Living Wage Foundation campaign to tackle work insecurity still leaves workers ineligible for AE

Holly Roach reports...

The Living Wage Foundation has launched a campaign to tackle work insecurity after research found one in six workers are in low-paid, unstable work.

Research for the Living Hours campaign showed around 5.1 million workers in the UK earn less than the real living wage – calculated by the foundation as £10.55 in London, and £9.00 across the rest of the UK – as well as facing cancelled shifts, unstable hours, and short-term contracts.

Under current automatic enrolment (AE) eligibility rules, a worker only qualifies if they are earning above £10,000 per annum from a single job. Now, the Living Wage Foundation’s research suggests millions are missing out on the benefits of being enrolled into a workplace pension, including employer contributions and tax relief.

The foundation’s programme, launched today (12 June) with FTSE 100 employers, will require organisations to pay the real living wage and provide a contract with a guaranteed minimum of 16 hours a week.

Yet even with these new rules, the lowest-paid workers would still not be eligible for AE, throwing support behind lowering the minimum threshold for workers to qualify for AE.

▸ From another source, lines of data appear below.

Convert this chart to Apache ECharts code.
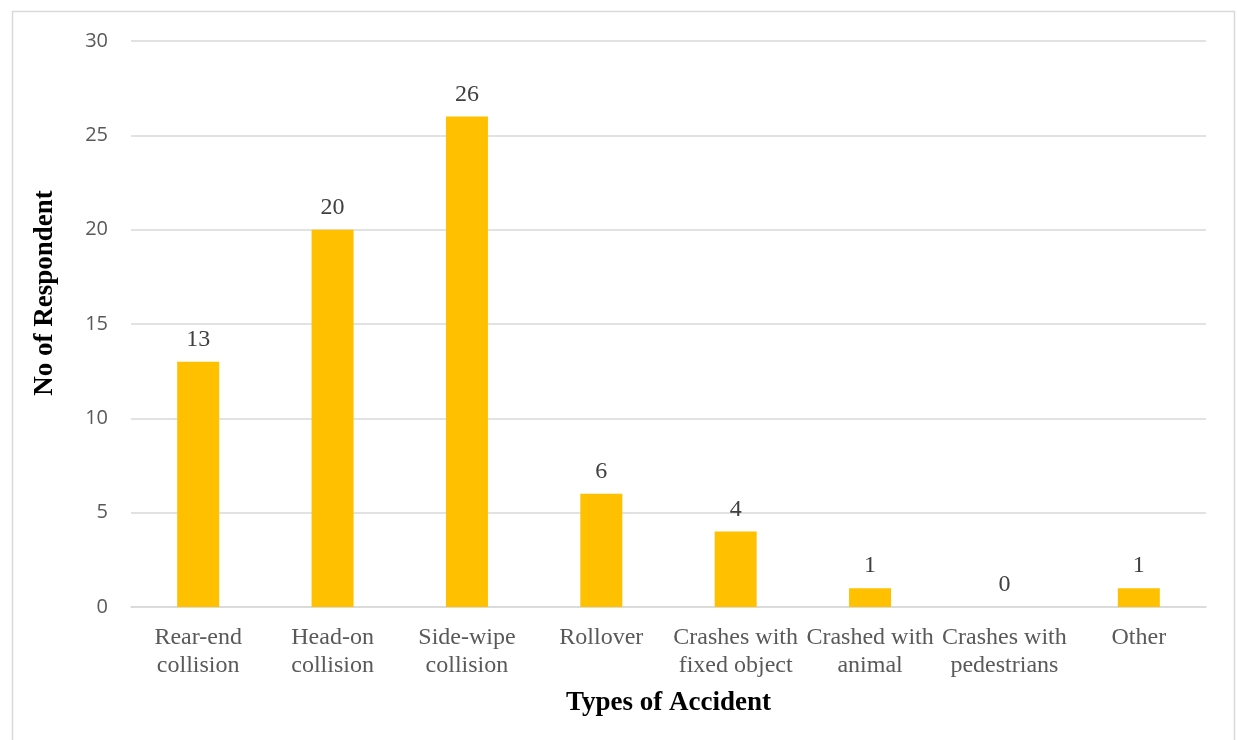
<!DOCTYPE html>
<html>
<head>
<meta charset="utf-8">
<script src="https://cdn.jsdelivr.net/npm/echarts@6/dist/echarts.min.js"></script>
<style>
  html, body { margin: 0; padding: 0; background: #fff; }
  #chart { width: 1237px; height: 740px; }
</style>
</head>
<body>
<div id="chart"></div>
<script>
// Types of accident reported by respondents
const categories = [
  'Rear-end\ncollision',
  'Head-on\ncollision',
  'Side-wipe\ncollision',
  'Rollover',
  'Crashes with\nfixed object',
  'Crashed with\nanimal',
  'Crashes with\npedestrians',
  'Other'
];
const respondents = [13, 20, 26, 6, 4, 1, 0, 1];
const yTicks = { min: 0, max: 30, interval: 5 };

const serif = '"Liberation Serif", "Times New Roman", serif';

const chart = echarts.init(document.getElementById('chart'));
chart.setOption({
  animation: false,
  backgroundColor: '#ffffff',
  graphic: [
    {
      type: 'rect',
      shape: { x: 12.5, y: 11.5, width: 1222, height: 740 },
      style: { fill: 'none', stroke: '#d9d9d9', lineWidth: 1.5 },
      silent: true
    },
    {
      type: 'text',
      x: 45, y: 293,
      rotation: Math.PI / 2,
      style: {
        text: 'No of Respondent',
        font: 'bold 27px ' + serif,
        fill: '#000000',
        align: 'center',
        verticalAlign: 'middle'
      }
    }
  ],
  grid: { left: 131, right: 31, top: 41, bottom: 133, containLabel: false },
  xAxis: {
    type: 'category',
    data: categories,
    name: 'Types of Accident',
    nameLocation: 'middle',
    nameGap: 83,
    nameTextStyle: {
      fontFamily: serif,
      fontWeight: 'bold',
      fontSize: 27,
      color: '#000000'
    },
    axisLine: { lineStyle: { color: '#d9d9d9', width: 1.5 } },
    axisTick: { show: false },
    axisLabel: {
      interval: 0,
      margin: 17,
      fontFamily: serif,
      fontSize: 24,
      lineHeight: 28,
      color: '#595959'
    }
  },
  yAxis: {
    type: 'value',
    min: yTicks.min,
    max: yTicks.max,
    interval: yTicks.interval,
    axisLine: { show: false },
    axisTick: { show: false },
    splitLine: { lineStyle: { color: '#d9d9d9', width: 1.5 } },
    axisLabel: {
      margin: 23,
      fontFamily: '"Open Sans", "Liberation Sans", sans-serif',
      fontSize: 20,
      color: '#595959'
    }
  },
  series: [{
    type: 'bar',
    data: respondents,
    barWidth: 42,
    itemStyle: { color: '#FFC000' },
    label: {
      show: true,
      position: 'top',
      distance: 10,
      fontFamily: serif,
      fontSize: 24,
      color: '#404040'
    }
  }]
});
</script>
</body>
</html>
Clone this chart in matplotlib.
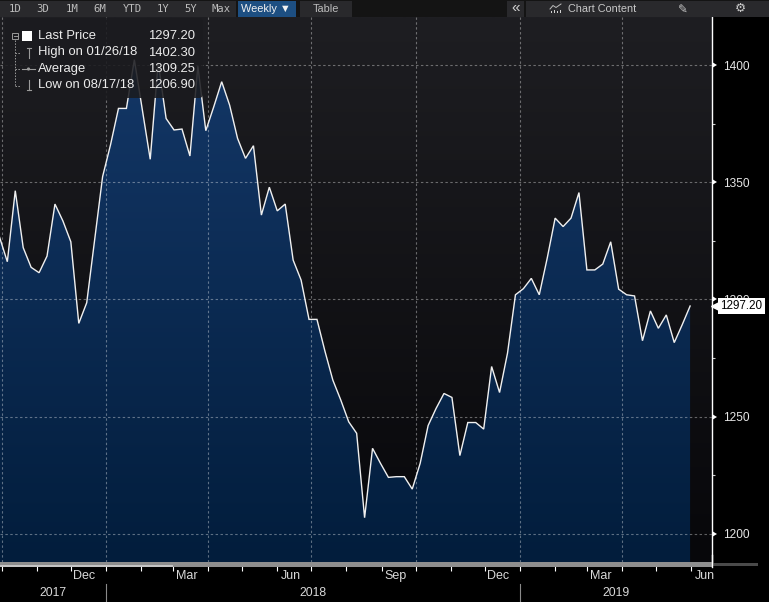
import numpy as np
import pandas as pd
import matplotlib
matplotlib.use('Agg')
import matplotlib.pyplot as plt
import matplotlib.dates as mdates
import matplotlib.transforms as mtransforms
import matplotlib.markers as mmarkers
from matplotlib.ticker import NullFormatter
from matplotlib.colors import LinearSegmentedColormap
from matplotlib.patches import PathPatch, Rectangle, FancyBboxPatch, Circle
from matplotlib.path import Path
from matplotlib.lines import Line2D

plt.rcParams['font.family'] = ['Liberation Sans', 'DejaVu Sans']

# ---------------- data ----------------
first_friday = '2017-09-29'
prices = [
    1326.8, 1316.1, 1346.4, 1322.1, 1313.7, 1311.4, 1318.5, 1340.7, 1333.5, 1324.6,
    1289.8, 1298.6, 1325.5, 1352.4, 1366.0, 1381.5, 1381.5, 1402.3, 1381.0, 1359.8,
    1401.0, 1377.2, 1372.3, 1372.7, 1361.2, 1399.5, 1372.0, 1382.2, 1392.9, 1382.9,
    1368.7, 1360.2, 1365.6, 1336.0, 1347.9, 1337.8, 1340.7, 1316.8, 1308.3, 1291.5,
    1291.5, 1278.0, 1265.6, 1257.1, 1247.8, 1242.9, 1206.9, 1236.5, 1230.1, 1224.1,
    1224.4, 1224.4, 1219.1, 1230.1, 1246.2, 1253.5, 1259.9, 1258.2, 1233.4, 1247.5,
    1247.5, 1244.7, 1271.4, 1260.3, 1277.1, 1302.0, 1304.6, 1309.0, 1302.0, 1317.6,
    1334.7, 1331.1, 1334.7, 1345.6, 1312.6, 1312.6, 1315.1, 1324.6, 1304.4, 1302.0,
    1301.5, 1282.4, 1295.1, 1287.7, 1293.4, 1281.6, 1289.2, 1297.2,
]
dates = pd.date_range(first_friday, periods=len(prices), freq='W-FRI')

y_major_ticks = [1200, 1250, 1300, 1350, 1400]
y_minor_ticks = [1225, 1275, 1325, 1375]
month_label_months = [3, 6, 9, 12]
year_labels = [2017, 2018, 2019]
legend_names = ['Last Price', 'High on 01/26/18', 'Average', 'Low on 08/17/18']
legend_values = ['1297.20', '1402.30', '1309.25', '1206.90']
last_price = 1297.20
last_price_text = '1297.20'
toolbar_periods = ['1D', '3D', '1M', '6M', 'YTD', '1Y', '5Y', 'Max']

# ---------------- layout ----------------
W, H = 769, 602
fig = plt.figure(figsize=(W / 100, H / 100), dpi=100, facecolor='black')
trans_px = mtransforms.Affine2D().scale(1 / W, -1 / H).translate(0, 1) + fig.transFigure

ax = fig.add_axes([0, 40 / H, 712 / W, 545 / H])
px_per_day = 1.1342
x_ref = mdates.date2num(pd.Timestamp('2018-01-01'))
x_left = x_ref - 106 / px_per_day
x_right = x_left + 712 / px_per_day
ybot, ytop = 1188.0, 1420.5

xd = mdates.date2num(dates)

# background gradient
grad = np.linspace(0, 1, 256).reshape(-1, 1)
bg_cmap = LinearSegmentedColormap.from_list('bg', ['#07070a', '#1e1e22'])
ax.imshow(grad, cmap=bg_cmap, aspect='auto', extent=[x_left, x_right, ybot, ytop],
          origin='lower', zorder=0, interpolation='bilinear')

# area fill with gradient
verts = [(xd[0], ybot)] + list(zip(xd, prices)) + [(xd[-1], ybot), (xd[0], ybot)]
clip = PathPatch(Path(verts), transform=ax.transData, facecolor='none', edgecolor='none')
ax.add_patch(clip)
fill_cmap = LinearSegmentedColormap.from_list('fill', ['#021d3c', '#15396a'])
im = ax.imshow(grad, cmap=fill_cmap, aspect='auto', extent=[x_left, x_right, ybot, ytop],
               origin='lower', zorder=1, interpolation='bilinear')
im.set_clip_path(clip)

# grid
for yv in y_major_ticks:
    ax.axhline(yv, color='white', alpha=0.36, lw=0.8, ls=(0, (2.2, 2.2)), zorder=2)
qlocs = mdates.MonthLocator(bymonth=[1, 4, 7, 10]).tick_values(mdates.num2date(x_left), mdates.num2date(x_right))
for q in qlocs:
    if x_left <= q <= x_right:
        ax.axvline(q, color='white', alpha=0.36, lw=0.8, ls=(0, (2.2, 2.2)), zorder=2)

ax.plot(xd, prices, color='#f0f0f0', lw=1.0, zorder=3, solid_joinstyle='miter')

ax.set_xlim(x_left, x_right)
ax.set_ylim(ybot, ytop)

# spines
for s in ['left', 'top', 'bottom']:
    ax.spines[s].set_visible(False)
ax.spines['right'].set_color('white')
ax.spines['right'].set_linewidth(1.0)

# y axis
ax.yaxis.tick_right()
ax.set_yticks(y_major_ticks)
ax.set_yticks(y_minor_ticks, minor=True)
ax.tick_params(axis='y', which='major', length=4.5, width=0, pad=3.5, labelsize=8.6,
               labelcolor='#e6e6e6', left=False, right=True)
ax.tick_params(axis='y', which='minor', length=2.5, width=0.8, color='#cccccc',
               left=False, right=True)
for t in ax.yaxis.get_major_ticks():
    t.tick2line.set_marker(mmarkers.CARETRIGHTBASE)
    t.tick2line.set_markersize(4.5)
    t.tick2line.set_markerfacecolor('white')
    t.tick2line.set_markeredgecolor('white')

# x axis
ax.xaxis.set_major_locator(mdates.MonthLocator())
ax.xaxis.set_major_formatter(NullFormatter())
ax.xaxis.set_minor_locator(mdates.MonthLocator(bymonth=month_label_months, bymonthday=13))
ax.xaxis.set_minor_formatter(mdates.DateFormatter('%b'))
ax.tick_params(axis='x', which='major', length=6.6, width=0.8, color='white',
               direction='out', labelbottom=False)
ax.tick_params(axis='x', which='minor', length=0, pad=5.5, labelsize=9, labelcolor='#d8d8d8')

# scroll bar under the plot
fig.add_artist(Rectangle((0, 562), 712, 5, transform=trans_px, facecolor='#8e8e8e', edgecolor='none'))
fig.add_artist(Rectangle((0, 564.5), 173, 2.5, transform=trans_px, facecolor='#c4c4c4', edgecolor='none'))
fig.add_artist(Rectangle((712, 563), 46, 3, transform=trans_px, facecolor='#4a4a4a', edgecolor='none'))
fig.add_artist(Line2D([711.5, 711.5], [555, 567], transform=trans_px, color='white', lw=1.0))

# year labels & separators
blend = mtransforms.blended_transform_factory(ax.transData, trans_px)
for yr in year_labels:
    s = max(mdates.date2num(pd.Timestamp(f'{yr}-01-01')), x_left)
    e = min(mdates.date2num(pd.Timestamp(f'{yr + 1}-01-01')), x_right)
    ax.text((s + e) / 2, 593, str(yr), transform=blend, ha='center', va='center',
            fontsize=8.8, color='#d8d8d8', clip_on=False)
    b = mdates.date2num(pd.Timestamp(f'{yr}-01-01'))
    if x_left < b < x_right:
        ax.plot([b, b], [584, 602], transform=blend, color='#8a8a8a', lw=0.8, clip_on=False)

# last price label (covers the 1300 tick label, as in the reference)
blend_y = mtransforms.blended_transform_factory(trans_px, ax.transData)
ax.text(741.5, last_price, last_price_text, transform=blend_y, ha='center', va='center',
        fontsize=8.4, color='black', clip_on=False, zorder=6,
        bbox=dict(boxstyle='square,pad=0.2', facecolor='white', edgecolor='none'))
ax.plot([715.5], [last_price], transform=blend_y, marker='<', markersize=6.5,
        color='white', clip_on=False, zorder=6)

# ---------------- toolbar ----------------
fig.add_artist(Rectangle((0, 0), W, 17, transform=trans_px, facecolor='#141414', edgecolor='none'))
fig.add_artist(Rectangle((0, 0.5), 236, 16, transform=trans_px, facecolor='#29292c', edgecolor='none'))
period_x = [15.5, 43, 71.7, 100, 132, 163, 191, 221]
for lbl, px in zip(toolbar_periods, period_x):
    fig.text(px, 8.8, lbl, transform=trans_px, ha='center', va='center',
             fontsize=7.6, color='#bcbcbc', family=['DejaVu Sans Mono'])
fig.add_artist(Rectangle((238, 0.5), 58, 16, transform=trans_px, facecolor='#1d4f82', edgecolor='none'))
fig.text(266, 8.8, 'Weekly \u25BC', transform=trans_px, ha='center', va='center',
         fontsize=7.9, color='#f2f2f2', family=['Liberation Sans', 'DejaVu Sans'])
fig.add_artist(Rectangle((300, 0.5), 52, 16, transform=trans_px, facecolor='#29292c', edgecolor='none'))
fig.text(326, 8.8, 'Table', transform=trans_px, ha='center', va='center',
         fontsize=7.9, color='#bcbcbc')
fig.add_artist(Rectangle((507, 0.5), 17, 16, transform=trans_px, facecolor='#29292c', edgecolor='none'))
fig.text(516, 8.3, '\u00AB', transform=trans_px, ha='center', va='center',
         fontsize=11, color='#d0d0d0')
fig.add_artist(Rectangle((526, 0.5), 243, 16, transform=trans_px, facecolor='#29292c', edgecolor='none'))
fig.add_artist(Line2D([550, 553, 556, 561], [9, 5.5, 7.5, 4], transform=trans_px, color='#bdbdbd', lw=0.7))
for bx, bh in zip([550.5, 553.5, 556.5, 559.5], [2, 3, 2.5, 3.5]):
    fig.add_artist(Rectangle((bx, 13 - bh), 1.6, bh, transform=trans_px, facecolor='#d0d0d0', edgecolor='none'))
fig.text(568, 8.8, 'Chart Content', transform=trans_px, ha='left', va='center',
         fontsize=7.8, color='#c8c8c8')
fig.text(683, 8.8, '\u270E', transform=trans_px, ha='center', va='center',
         fontsize=8.5, color='#c8c8c8', family=['DejaVu Sans'])
fig.text(740, 8.8, '\u2699', transform=trans_px, ha='center', va='center',
         fontsize=9, color='#c8c8c8', family=['DejaVu Sans'])

# ---------------- legend box ----------------
fig.add_artist(FancyBboxPatch((5, 18), 198, 80, boxstyle='round,pad=0,rounding_size=4',
                              transform=trans_px, facecolor='#1b1b1f', edgecolor='none', alpha=0.88))
row_y = [36, 52.5, 69, 85.5]
grey = '#9a9a9a'
# tree
fig.add_artist(Rectangle((12, 33), 6, 6, transform=trans_px, facecolor='none', edgecolor=grey, lw=0.7))
fig.add_artist(Line2D([13.5, 16.5], [36, 36], transform=trans_px, color=grey, lw=0.7))
fig.add_artist(Line2D([15, 15], [40, 85.5], transform=trans_px, color=grey, lw=0.7, ls=(0, (1.5, 1.5))))
for ry in row_y[1:]:
    fig.add_artist(Line2D([15, 20], [ry, ry], transform=trans_px, color=grey, lw=0.7, ls=(0, (1.5, 1.5))))
fig.add_artist(Rectangle((22, 31), 10, 10, transform=trans_px, facecolor='white', edgecolor='none'))
# high icon
fig.add_artist(Line2D([27, 31], [47.5, 47.5], transform=trans_px, color=grey, lw=0.8))
fig.add_artist(Line2D([29, 29], [47.5, 57.5], transform=trans_px, color=grey, lw=0.8))
# average icon
fig.add_artist(Line2D([22, 35], [69, 69], transform=trans_px, color=grey, lw=0.8))
fig.add_artist(Circle((28.5, 69), 1.6, transform=trans_px, facecolor=grey, edgecolor='none'))
# low icon
fig.add_artist(Line2D([29, 29], [80, 90], transform=trans_px, color=grey, lw=0.8))
fig.add_artist(Line2D([27, 31], [90, 90], transform=trans_px, color=grey, lw=0.8))
for ry, nm, val in zip(row_y, legend_names, legend_values):
    fig.text(38, ry, nm, transform=trans_px, ha='left', va='center', fontsize=9.4, color='#ececec')
    fig.text(195, ry, val, transform=trans_px, ha='right', va='center', fontsize=9.4, color='#ececec')

fig.savefig('out.png', dpi=100, facecolor='black')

Now Pensions chief executive Troy Clutterbuck noted that while AE has “reenergised” pension saving in the UK, many of those who qualify are being “short changed due to the way contributions are calculated”.

He added: “The lower qualifying earnings threshold means employees don’t receive pension contributions on the first £6,136 of their earnings each year.”

Aegon pensions director Steven Cameron said: “The workplace pension forms the basis of many people’s retirement income and has been a successful catalyst for employees to begin saving, but much more needs to be done to help out those who are being left behind through ineligibility.”

He continued: “Many individuals who are working part-time or are in the ‘gig-economy’ are at risk of being excluded from retirement savings.”

In February this year pensions and financial inclusion minister Guy Opperman revealed he will not speed up changes to AE despite the increasing pressure to boost overall saving pots.

Clutterbuck stated: “The government must give auto enrolled savings a shot in the arm by removing the auto enrolment £10,000 trigger and qualifying earnings band to allow people to begin saving if we are to solve these inequalities now and in the future.”